Among the most contentious issues (if not the most contentious issue) in the Doha Round negotiations are agricultural subsidies. Developed countries stand accused of selfish adherence to domestic support and export subsidies that impoverish farmers in developing countries. Developing countries are blamed for self-inflicted wounds, caused by stubborn adherence to protectionist policies, covering both agricultural and industrial sectors. Agricultural subsidy cuts, as well as increased market access, are politically impossible for developed countries to concede without reciprocal access from developing countries, not only on farm products, but also in non-agricultural markets and service sectors.
There has been, and continues to be, plenty of dialogue among the trade officials of WTO Members. Is it a dialogue of the deaf? Do developed countries appreciate that poor countries face daunting challenges in reforming their trade regimes? While the challenges must be faced sooner or later, do developed countries understand the fine line in some developing countries between aggressive trade liberalization urged by moderates and descent into a failed statehood dominated by autarkic extremists? Conversely, do developing countries appreciate that developed countries may have legitimate concerns about the economic and non-economic functions of their farm sector? Do they appreciate the progress made in reform to this sector?

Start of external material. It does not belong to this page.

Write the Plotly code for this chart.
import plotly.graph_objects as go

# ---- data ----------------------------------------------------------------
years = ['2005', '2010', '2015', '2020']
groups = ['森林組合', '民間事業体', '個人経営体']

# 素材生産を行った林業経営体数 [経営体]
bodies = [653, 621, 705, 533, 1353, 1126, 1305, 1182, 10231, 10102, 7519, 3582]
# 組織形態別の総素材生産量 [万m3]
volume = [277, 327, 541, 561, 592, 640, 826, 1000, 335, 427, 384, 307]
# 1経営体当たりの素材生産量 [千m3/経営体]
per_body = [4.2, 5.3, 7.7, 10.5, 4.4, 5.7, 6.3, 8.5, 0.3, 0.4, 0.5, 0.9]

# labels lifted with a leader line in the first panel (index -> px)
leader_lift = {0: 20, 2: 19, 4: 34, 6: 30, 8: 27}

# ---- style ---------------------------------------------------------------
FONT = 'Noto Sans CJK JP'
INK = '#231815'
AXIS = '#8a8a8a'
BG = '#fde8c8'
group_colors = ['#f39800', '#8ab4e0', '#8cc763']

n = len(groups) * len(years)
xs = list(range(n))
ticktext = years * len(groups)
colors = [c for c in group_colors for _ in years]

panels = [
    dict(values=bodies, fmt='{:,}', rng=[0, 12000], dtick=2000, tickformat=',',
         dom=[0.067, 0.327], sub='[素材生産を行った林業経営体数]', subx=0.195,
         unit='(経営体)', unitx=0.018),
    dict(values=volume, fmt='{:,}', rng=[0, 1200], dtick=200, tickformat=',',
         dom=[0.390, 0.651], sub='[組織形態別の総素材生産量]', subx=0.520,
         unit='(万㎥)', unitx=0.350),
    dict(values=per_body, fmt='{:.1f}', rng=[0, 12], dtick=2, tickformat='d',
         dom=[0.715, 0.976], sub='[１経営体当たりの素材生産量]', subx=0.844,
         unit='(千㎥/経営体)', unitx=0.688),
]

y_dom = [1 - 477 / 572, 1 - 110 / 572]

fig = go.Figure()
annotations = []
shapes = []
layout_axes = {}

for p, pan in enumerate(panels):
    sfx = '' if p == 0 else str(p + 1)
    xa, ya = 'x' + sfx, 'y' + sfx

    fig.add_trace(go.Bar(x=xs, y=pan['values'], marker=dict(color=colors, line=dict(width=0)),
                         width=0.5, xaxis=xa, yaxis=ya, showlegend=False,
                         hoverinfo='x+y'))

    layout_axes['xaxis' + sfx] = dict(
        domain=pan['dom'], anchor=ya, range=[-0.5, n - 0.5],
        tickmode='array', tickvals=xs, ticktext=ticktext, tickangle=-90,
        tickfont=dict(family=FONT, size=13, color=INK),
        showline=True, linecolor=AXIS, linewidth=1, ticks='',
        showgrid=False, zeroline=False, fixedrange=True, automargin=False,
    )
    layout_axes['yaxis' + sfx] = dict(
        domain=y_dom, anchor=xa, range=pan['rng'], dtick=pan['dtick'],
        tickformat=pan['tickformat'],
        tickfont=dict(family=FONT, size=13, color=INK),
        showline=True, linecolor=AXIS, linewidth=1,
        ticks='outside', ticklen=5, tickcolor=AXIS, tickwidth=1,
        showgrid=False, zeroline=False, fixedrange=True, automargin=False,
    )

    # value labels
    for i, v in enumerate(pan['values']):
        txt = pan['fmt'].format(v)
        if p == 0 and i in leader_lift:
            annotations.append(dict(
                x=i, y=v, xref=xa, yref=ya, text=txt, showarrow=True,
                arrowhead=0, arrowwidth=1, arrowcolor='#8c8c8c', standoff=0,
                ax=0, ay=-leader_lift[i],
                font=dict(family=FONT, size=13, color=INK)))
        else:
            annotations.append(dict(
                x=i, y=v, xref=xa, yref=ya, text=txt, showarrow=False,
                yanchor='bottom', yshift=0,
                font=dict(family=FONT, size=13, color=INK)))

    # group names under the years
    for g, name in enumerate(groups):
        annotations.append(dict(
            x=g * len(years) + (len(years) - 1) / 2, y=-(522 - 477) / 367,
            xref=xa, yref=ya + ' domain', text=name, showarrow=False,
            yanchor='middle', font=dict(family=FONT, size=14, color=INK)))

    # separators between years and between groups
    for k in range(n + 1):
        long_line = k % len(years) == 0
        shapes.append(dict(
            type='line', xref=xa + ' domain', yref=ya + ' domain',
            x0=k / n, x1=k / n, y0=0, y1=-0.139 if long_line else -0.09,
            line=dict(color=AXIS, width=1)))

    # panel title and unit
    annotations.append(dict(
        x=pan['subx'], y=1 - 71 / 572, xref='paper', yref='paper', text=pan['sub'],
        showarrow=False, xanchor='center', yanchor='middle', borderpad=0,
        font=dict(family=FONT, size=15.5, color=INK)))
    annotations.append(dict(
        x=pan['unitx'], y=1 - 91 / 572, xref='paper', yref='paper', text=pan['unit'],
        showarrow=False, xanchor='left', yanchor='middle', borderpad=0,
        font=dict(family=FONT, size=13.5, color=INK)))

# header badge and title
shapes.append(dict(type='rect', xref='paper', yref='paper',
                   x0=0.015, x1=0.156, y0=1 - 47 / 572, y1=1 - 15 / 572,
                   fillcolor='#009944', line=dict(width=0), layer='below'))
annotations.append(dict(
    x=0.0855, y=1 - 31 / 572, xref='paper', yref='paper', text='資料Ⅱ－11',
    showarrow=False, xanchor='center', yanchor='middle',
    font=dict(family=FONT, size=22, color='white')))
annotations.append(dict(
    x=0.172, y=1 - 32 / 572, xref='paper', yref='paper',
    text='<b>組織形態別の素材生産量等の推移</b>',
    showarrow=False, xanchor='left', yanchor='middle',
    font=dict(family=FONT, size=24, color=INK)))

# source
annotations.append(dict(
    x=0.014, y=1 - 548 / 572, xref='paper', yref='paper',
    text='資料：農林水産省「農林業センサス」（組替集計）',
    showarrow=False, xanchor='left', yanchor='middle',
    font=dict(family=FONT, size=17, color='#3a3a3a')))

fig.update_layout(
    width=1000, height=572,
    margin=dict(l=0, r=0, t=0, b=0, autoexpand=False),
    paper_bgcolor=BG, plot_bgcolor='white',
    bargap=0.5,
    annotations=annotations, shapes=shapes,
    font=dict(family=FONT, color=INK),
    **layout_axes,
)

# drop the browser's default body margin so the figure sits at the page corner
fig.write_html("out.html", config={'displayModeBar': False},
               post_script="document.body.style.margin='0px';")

This Article explores these questions in two steps. First, Pakistan and France are case studies of the Group of 20 (G-20) developing countries and the European Union (EU), respectively. The problems faced in each country, in respect of agriculture, are presented. For Pakistan, special attention is paid to rural poverty in the context of overall economic reform pushed forth by President Pervez Musharraf. For France, emphasis is placed on how the EU Common Agricultural Policy (CAP) works and has been altered since the 1992 MacSharry Reform. Second, the G-20 and EU negotiating positions in the Doha Round on agricultural subsidies are explained and analyzed. These positions relate directly to the difficulties faced by the likes of Pakistan and France in their agricultural sectors.
Empathy is the theme underlying this Article. Neither side should demonize or be demonized by the other. Both sides have legitimate concerns, not the least of which is food security, a constant worry in front-line states on the “War on Terror,” and a founding principle of the CAP.